Перед нами не просто расшатанный мир, а мир, где нет ничего, кроме грязи. Это не метафора: сцена засыпана ровным слоем земли, которую герои периодически поливают из шланга, чтобы добиться нужной консистенции гадости.

Гамлет Шекспира – чувствительный юноша «сносной нравственности», который поначалу слишком подавлен, чтобы мстить; сквернословие – все, на что его хватает. Гамлет Остермайера, которого играет Ларс Айдингер, вгоняет в страх всех окружающих в первые же минуты спектакля, когда швыряет горсть земли с отцовских похорон в материнскую тарелку со свадебным угощением. Это Гамлет-истеричка, Гамлет-скандалы-интриги-расследования, Гамлет-клоун, Гамлет-я-сделаю-вашу-жизнь-невыносимой.

Справедливости ради следует сказать, что симпатии здесь не вызывают не только он сам и те, чью жизнь он заслуженно портит, но и все остальные. Даже Горацио вводится в действие через то, как неопрятно и жадно он поглощает еду на свадьбе Гертруды и Клавдия. А сама Гертруда, которой Шекспир не дает возможности как-то объяснить свое поведение (за нее это делает Гамлет: «О женщины, вам имя вероломство»), у Остермайера так хищно тянется языком к уху Клавдия за свадебным столом, что становится ясно – это настоящее дитя порока. И только Офелия, вся в белом, несколько портит общую статистику – за что бывший учтивый кавалер Гамлет с наслаждением вываливает ее в грязи.

Парадоксально, но самым светлым пятном в этом кромешном ужасе му-датского бытия становится рефлексирующий монолог Клавдия – просто из противоречия. Просто потому что люди здесь настолько лишены морали, что в последнюю очередь будут сокрушаться о невозможности раскаяния. По смыслу в спектакле этому монологу просто нет места.

Но «Гамлет» за исключением выброшенной линии Фортинбраса довольно точно следует букве Шекспира – вернее, в нашем случае, то букве Пастернака, то букве Лозинского.

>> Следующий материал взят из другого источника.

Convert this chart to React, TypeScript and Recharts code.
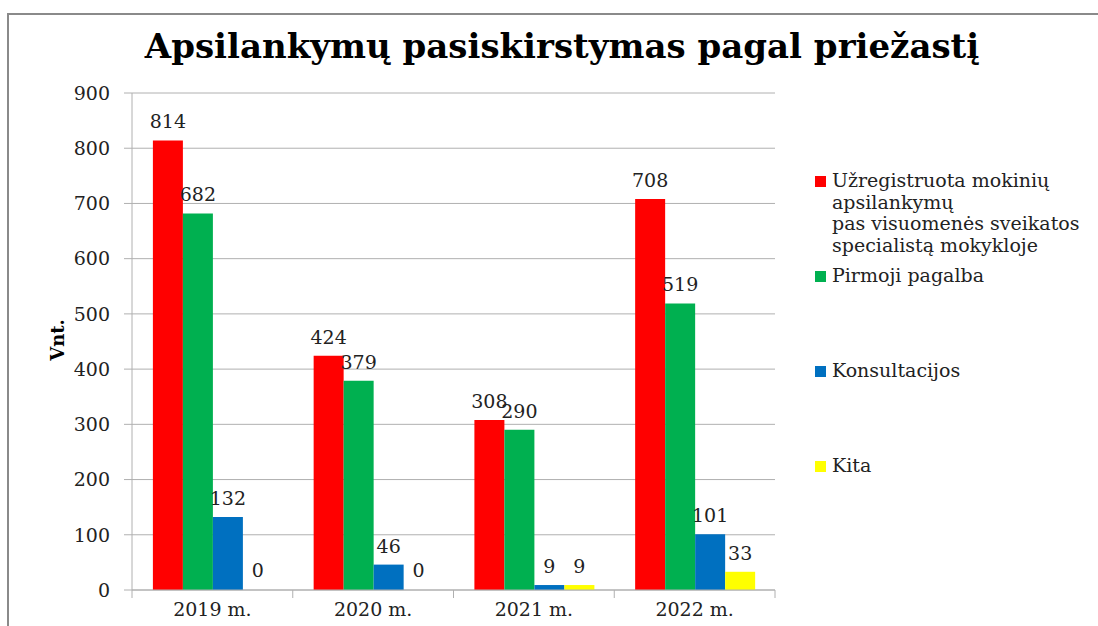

Поэтому усиливать эффект от происходящего (что необходимо, поскольку во времена Шекспира ввиду отсутствия телевидения зрителя было элементарно легче огреть искусством по голове) приходится сценическими методами.

Поэтому на сцене все время что-то брызжет и лопается, за шиворот льется кровь, шуршит полиэтилен, в который заворачивают трупы, Гамлет периодически берет в руки камеру и снимает участников действия трясущимися руками – изображение проецируется на большой занавес из блестящих полосок. А пьеса «Убийство Гонзаго» вообще решена в крайне разнузданном тоне – «король» скачет по сцене в трусах, подставляя бока (и если бы только бока) под нежные поглаживания «королевы», которую изображает обнаженный по пояс Айдингер в желтом парике.

Это Гамлет действия, а не Гамлет мысли, обилие текста его тормозит, и потому режиссеру приходится делать чуть ли не цирковые вставки, чтобы встряхнуть зрителя. Во время одной из них Гамлет вскакивает на стол и принимается изображать ди-джея, пытаясь раскрутить зал на то, чтобы он скандировал: «Hey, we want some pussy!» Зал смущенно молчит.

Шекспировский «Гамлет» был не только про месть, но и про расплату за грехи, про то, что «все тайное становится явным». Остермайер выдернул из него мораль, как чеку из гранаты, и именно поэтому никто не уцелел. Шекспир тут уже ни при чем.